DATASET RECORDS:
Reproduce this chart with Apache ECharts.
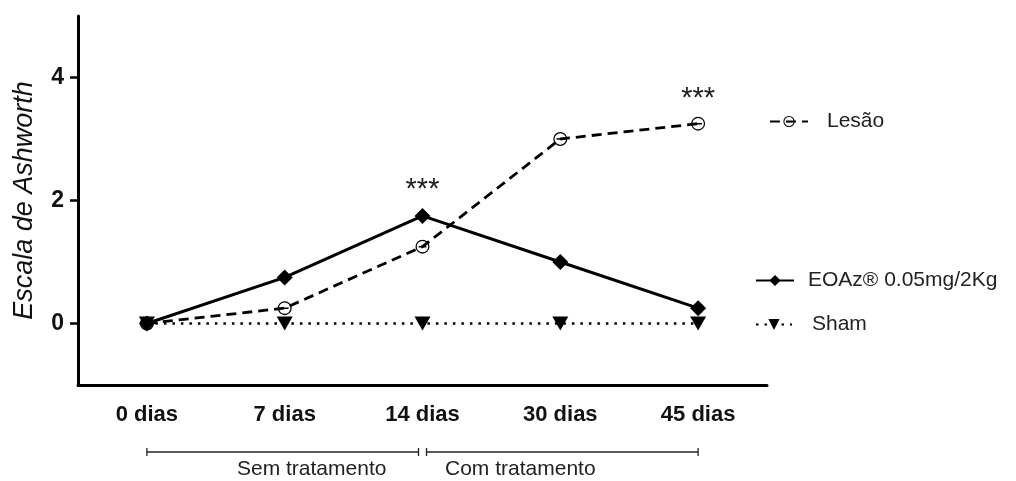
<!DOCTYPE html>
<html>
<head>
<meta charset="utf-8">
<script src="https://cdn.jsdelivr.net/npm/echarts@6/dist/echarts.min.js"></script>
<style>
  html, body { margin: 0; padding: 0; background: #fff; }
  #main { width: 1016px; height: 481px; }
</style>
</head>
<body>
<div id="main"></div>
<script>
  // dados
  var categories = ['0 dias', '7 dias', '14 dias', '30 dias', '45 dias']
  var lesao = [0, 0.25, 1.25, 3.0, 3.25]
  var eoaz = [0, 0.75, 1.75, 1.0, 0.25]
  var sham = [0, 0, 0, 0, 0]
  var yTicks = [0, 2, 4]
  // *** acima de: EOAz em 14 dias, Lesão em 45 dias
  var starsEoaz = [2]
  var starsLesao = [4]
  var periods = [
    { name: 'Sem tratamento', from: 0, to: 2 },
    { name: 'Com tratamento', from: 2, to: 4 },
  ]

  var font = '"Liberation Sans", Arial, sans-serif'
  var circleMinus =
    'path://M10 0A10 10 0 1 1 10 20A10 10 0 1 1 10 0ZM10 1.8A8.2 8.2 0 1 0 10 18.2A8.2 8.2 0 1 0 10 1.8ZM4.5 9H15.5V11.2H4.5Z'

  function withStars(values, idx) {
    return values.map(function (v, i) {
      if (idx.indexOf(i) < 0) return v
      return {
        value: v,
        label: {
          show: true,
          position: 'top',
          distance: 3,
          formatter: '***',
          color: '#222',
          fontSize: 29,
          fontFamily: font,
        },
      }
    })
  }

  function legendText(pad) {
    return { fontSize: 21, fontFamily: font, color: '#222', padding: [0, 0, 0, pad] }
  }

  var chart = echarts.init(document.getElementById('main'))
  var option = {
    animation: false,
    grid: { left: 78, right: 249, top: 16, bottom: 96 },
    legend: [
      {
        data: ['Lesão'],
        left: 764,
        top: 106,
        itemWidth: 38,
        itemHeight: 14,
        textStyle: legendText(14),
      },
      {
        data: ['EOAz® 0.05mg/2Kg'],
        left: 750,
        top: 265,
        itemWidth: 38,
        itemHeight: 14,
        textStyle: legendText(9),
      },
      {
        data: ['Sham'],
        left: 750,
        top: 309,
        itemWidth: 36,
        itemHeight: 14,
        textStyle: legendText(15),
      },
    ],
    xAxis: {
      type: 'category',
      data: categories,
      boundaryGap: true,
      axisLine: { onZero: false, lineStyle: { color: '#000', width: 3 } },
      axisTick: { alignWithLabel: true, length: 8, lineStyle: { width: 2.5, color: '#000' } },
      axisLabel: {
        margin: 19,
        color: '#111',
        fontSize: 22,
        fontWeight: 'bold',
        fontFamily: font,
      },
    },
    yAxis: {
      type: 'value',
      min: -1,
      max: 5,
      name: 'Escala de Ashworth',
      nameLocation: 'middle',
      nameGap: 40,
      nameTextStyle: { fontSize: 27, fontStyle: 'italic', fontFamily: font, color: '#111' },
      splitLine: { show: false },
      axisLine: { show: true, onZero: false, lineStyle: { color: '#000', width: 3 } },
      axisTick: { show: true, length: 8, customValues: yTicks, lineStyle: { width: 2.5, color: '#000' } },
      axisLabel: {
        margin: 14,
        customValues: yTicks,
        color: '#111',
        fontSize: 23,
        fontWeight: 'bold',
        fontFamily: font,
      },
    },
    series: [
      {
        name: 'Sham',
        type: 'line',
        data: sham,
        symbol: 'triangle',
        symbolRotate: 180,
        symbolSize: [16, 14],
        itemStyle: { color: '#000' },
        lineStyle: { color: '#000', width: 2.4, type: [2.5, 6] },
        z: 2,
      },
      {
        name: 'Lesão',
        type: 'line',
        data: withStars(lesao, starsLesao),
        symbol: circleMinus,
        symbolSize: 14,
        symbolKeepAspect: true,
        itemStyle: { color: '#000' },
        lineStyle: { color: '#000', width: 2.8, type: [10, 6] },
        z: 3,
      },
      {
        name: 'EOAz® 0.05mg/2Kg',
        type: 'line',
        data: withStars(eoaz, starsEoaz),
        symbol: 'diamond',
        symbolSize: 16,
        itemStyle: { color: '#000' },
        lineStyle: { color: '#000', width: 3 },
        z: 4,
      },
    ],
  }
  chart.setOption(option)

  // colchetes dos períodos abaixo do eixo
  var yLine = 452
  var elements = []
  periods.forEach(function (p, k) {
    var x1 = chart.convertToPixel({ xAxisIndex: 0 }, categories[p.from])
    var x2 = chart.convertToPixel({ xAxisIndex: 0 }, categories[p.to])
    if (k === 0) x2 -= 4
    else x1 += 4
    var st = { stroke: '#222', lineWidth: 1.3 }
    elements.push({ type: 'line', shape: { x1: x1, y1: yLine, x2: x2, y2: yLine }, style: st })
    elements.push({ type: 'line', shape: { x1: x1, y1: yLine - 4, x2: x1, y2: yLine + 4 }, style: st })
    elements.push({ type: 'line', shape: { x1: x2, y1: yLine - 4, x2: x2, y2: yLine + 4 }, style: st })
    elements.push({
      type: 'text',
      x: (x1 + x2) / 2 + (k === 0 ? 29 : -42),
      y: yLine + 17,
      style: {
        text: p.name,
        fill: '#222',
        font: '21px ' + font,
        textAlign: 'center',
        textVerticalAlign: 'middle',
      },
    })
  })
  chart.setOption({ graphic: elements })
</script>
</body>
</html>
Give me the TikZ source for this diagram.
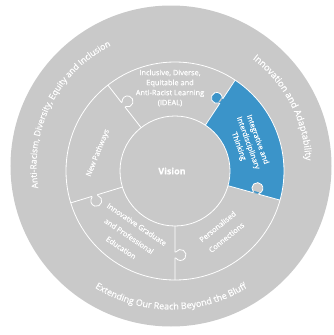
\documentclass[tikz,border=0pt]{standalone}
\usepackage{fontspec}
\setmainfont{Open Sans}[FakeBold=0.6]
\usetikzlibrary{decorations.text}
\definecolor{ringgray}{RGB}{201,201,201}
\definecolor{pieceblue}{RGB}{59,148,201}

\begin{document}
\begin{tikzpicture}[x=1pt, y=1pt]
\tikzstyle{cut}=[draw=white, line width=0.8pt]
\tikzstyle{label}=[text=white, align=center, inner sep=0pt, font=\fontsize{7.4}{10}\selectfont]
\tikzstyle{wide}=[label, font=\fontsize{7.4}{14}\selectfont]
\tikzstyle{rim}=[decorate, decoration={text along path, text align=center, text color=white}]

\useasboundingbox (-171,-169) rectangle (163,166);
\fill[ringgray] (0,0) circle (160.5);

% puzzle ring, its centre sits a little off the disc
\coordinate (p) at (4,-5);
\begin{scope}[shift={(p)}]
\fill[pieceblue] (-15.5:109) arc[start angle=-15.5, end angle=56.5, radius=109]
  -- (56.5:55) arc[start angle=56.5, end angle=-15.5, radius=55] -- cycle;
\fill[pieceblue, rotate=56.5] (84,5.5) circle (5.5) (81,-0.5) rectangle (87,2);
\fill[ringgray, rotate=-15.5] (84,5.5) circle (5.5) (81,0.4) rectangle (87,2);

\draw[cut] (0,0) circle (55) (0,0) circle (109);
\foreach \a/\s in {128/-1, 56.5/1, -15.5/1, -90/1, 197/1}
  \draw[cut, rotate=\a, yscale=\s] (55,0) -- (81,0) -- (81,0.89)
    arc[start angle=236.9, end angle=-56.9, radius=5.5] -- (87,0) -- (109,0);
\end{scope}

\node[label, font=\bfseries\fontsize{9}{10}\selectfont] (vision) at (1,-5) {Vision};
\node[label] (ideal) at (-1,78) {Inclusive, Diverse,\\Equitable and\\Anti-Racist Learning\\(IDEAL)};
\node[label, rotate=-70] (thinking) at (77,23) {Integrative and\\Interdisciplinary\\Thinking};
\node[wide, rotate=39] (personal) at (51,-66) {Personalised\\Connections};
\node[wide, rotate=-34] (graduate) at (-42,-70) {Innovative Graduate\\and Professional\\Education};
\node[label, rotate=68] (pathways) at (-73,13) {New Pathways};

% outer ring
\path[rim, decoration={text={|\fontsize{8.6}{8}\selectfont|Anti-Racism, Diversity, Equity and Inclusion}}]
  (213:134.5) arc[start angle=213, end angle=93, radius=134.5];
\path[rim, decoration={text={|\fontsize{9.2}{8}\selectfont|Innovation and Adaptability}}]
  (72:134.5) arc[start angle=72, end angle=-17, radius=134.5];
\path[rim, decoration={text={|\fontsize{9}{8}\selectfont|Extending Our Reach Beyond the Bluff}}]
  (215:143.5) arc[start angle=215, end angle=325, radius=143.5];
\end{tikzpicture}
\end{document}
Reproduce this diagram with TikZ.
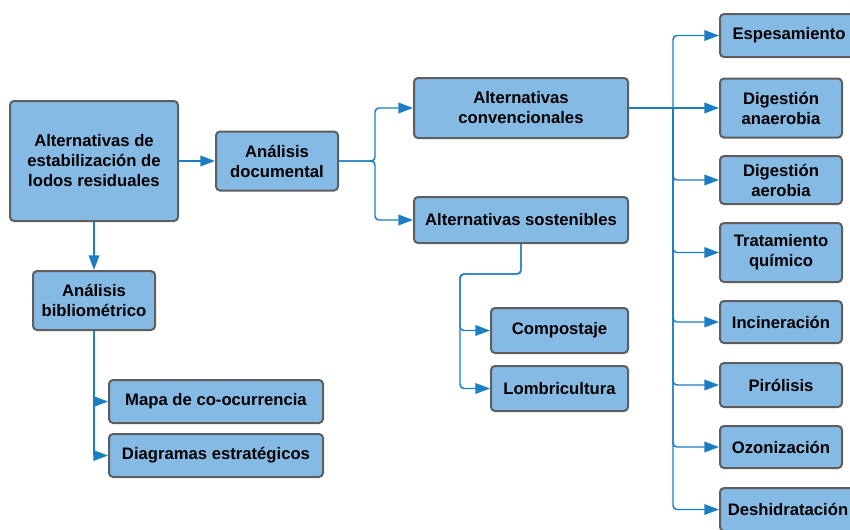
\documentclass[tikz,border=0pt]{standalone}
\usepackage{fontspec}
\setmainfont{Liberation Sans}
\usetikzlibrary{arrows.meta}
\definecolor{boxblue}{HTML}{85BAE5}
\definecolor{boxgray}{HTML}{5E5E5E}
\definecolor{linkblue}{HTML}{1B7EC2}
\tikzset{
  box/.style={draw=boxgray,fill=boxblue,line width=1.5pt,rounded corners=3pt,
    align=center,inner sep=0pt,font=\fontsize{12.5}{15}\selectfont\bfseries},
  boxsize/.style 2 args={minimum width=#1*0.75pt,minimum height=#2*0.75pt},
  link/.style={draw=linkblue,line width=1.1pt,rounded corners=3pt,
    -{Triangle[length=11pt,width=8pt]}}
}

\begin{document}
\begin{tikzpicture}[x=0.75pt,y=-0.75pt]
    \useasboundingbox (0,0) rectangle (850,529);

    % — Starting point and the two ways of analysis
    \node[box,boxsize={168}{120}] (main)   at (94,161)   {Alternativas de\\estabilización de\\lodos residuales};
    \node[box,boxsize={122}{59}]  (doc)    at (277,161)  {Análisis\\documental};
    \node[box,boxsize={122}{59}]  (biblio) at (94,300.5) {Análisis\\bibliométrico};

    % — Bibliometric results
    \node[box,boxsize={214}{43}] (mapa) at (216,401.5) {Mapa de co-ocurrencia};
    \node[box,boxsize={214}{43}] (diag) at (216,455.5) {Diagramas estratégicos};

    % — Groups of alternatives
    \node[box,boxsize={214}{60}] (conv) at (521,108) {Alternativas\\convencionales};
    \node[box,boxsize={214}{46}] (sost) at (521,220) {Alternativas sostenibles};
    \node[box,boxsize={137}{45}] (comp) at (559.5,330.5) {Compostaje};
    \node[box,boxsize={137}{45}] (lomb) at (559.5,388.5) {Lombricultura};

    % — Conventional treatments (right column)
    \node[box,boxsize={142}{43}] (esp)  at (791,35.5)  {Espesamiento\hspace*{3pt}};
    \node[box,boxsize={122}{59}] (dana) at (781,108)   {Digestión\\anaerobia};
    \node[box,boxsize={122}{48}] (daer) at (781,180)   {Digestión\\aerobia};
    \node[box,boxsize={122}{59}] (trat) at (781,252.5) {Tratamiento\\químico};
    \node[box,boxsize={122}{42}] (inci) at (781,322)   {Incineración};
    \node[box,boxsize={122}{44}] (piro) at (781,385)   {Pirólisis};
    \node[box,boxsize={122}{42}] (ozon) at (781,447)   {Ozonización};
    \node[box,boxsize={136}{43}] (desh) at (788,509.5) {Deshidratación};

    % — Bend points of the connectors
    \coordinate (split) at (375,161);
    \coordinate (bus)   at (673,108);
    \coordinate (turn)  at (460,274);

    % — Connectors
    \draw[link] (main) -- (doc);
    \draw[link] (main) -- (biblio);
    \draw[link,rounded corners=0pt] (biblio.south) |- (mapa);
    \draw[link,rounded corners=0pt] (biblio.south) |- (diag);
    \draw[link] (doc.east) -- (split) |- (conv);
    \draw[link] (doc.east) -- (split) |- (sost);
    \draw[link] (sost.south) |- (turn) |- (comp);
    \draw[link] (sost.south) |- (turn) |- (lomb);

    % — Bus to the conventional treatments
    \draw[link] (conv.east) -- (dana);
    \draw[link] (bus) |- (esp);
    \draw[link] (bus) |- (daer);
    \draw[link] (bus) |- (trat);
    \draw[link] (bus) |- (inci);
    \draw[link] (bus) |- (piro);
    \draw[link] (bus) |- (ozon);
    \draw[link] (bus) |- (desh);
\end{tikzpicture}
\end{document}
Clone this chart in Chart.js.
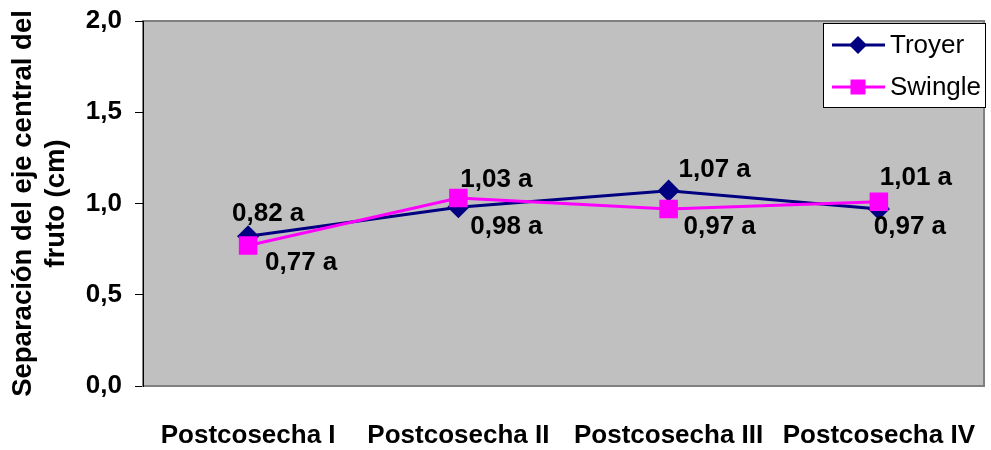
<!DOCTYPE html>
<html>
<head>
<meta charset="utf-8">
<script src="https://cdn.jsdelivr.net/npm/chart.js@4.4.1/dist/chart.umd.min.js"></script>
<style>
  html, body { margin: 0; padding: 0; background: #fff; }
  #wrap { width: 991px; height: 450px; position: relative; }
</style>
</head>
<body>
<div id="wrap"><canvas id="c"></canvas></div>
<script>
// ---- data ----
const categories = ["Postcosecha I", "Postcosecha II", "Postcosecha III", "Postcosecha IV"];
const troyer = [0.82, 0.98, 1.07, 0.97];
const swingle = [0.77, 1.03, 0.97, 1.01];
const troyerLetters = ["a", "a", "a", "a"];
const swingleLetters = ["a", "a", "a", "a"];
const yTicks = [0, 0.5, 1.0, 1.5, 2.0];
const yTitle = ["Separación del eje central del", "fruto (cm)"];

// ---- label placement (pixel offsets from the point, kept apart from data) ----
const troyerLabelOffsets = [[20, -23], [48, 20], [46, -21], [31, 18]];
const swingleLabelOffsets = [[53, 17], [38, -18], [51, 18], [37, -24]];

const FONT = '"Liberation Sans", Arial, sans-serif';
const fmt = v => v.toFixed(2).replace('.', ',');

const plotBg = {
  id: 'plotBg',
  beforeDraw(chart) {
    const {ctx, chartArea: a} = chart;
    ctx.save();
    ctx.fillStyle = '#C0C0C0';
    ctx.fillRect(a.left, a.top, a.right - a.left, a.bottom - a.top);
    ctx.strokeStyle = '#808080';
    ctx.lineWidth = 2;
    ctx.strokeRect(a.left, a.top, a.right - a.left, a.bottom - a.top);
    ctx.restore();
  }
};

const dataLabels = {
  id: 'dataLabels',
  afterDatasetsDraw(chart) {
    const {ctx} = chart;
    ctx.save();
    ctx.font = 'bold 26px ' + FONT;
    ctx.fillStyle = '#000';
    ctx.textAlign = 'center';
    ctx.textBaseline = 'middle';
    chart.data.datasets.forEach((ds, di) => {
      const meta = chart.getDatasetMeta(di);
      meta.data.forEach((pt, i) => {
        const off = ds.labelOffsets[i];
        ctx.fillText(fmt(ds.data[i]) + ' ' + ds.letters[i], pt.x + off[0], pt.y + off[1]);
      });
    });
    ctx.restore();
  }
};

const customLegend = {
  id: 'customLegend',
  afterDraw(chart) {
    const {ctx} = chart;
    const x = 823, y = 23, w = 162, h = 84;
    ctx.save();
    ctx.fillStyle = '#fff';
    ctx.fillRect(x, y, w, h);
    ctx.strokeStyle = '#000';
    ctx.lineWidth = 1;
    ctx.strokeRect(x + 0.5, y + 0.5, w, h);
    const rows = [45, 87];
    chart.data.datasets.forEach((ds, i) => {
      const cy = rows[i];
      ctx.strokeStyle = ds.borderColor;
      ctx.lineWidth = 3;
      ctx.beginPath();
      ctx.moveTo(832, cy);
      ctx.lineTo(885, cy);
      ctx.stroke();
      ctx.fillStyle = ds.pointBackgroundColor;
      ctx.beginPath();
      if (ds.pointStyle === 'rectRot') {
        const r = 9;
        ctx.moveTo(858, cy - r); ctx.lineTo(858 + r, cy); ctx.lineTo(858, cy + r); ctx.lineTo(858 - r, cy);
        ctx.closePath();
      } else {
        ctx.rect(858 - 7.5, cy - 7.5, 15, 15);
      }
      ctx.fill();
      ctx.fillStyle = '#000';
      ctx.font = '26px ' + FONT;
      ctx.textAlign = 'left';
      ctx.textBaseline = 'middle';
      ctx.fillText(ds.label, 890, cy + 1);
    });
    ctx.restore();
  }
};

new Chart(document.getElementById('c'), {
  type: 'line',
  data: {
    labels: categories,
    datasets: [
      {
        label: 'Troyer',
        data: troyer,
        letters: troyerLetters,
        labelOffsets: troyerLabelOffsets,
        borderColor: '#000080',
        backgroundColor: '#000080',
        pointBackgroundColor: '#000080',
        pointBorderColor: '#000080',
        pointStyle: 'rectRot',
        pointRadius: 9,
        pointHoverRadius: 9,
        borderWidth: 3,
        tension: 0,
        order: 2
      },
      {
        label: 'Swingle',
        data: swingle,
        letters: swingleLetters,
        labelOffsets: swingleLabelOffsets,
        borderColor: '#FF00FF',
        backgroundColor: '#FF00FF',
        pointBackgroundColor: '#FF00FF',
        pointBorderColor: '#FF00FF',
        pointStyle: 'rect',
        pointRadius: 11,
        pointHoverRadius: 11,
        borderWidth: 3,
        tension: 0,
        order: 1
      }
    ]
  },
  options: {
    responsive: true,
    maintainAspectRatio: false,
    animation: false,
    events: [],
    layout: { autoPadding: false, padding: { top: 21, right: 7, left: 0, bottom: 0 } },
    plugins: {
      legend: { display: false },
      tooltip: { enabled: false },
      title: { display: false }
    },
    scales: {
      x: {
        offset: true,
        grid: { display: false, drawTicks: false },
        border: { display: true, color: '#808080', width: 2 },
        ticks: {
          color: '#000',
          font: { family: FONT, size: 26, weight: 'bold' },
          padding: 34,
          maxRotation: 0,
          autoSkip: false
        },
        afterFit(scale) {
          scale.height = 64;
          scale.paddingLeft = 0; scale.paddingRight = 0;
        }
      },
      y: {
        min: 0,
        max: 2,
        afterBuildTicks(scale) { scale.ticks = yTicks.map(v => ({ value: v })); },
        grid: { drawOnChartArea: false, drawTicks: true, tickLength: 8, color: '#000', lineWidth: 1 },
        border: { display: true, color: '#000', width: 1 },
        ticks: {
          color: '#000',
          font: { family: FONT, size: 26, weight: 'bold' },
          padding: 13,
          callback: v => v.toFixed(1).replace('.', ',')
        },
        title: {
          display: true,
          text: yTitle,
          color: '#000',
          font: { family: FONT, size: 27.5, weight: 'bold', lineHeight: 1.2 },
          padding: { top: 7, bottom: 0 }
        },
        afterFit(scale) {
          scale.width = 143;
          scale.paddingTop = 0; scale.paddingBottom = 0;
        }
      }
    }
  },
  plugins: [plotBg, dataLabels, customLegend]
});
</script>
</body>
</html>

WHAT TO PRODUCE:
Using the entries above, transcribe every line from the line containing "Clone this chart in Chart.js." through the line containing "18], [37, -24]];". Do not copy pictures.

CORRECT ANSWER:
Clone this chart in Chart.js.
<!DOCTYPE html>
<html>
<head>
<meta charset="utf-8">
<script src="https://cdn.jsdelivr.net/npm/chart.js@4.4.1/dist/chart.umd.min.js"></script>
<style>
  html, body { margin: 0; padding: 0; background: #fff; }
  #wrap { width: 991px; height: 450px; position: relative; }
</style>
</head>
<body>
<div id="wrap"><canvas id="c"></canvas></div>
<script>
// ---- data ----
const categories = ["Postcosecha I", "Postcosecha II", "Postcosecha III", "Postcosecha IV"];
const troyer = [0.82, 0.98, 1.07, 0.97];
const swingle = [0.77, 1.03, 0.97, 1.01];
const troyerLetters = ["a", "a", "a", "a"];
const swingleLetters = ["a", "a", "a", "a"];
const yTicks = [0, 0.5, 1.0, 1.5, 2.0];
const yTitle = ["Separación del eje central del", "fruto (cm)"];

// ---- label placement (pixel offsets from the point, kept apart from data) ----
const troyerLabelOffsets = [[20, -23], [48, 20], [46, -21], [31, 18]];
const swingleLabelOffsets = [[53, 17], [38, -18], [51, 18], [37, -24]];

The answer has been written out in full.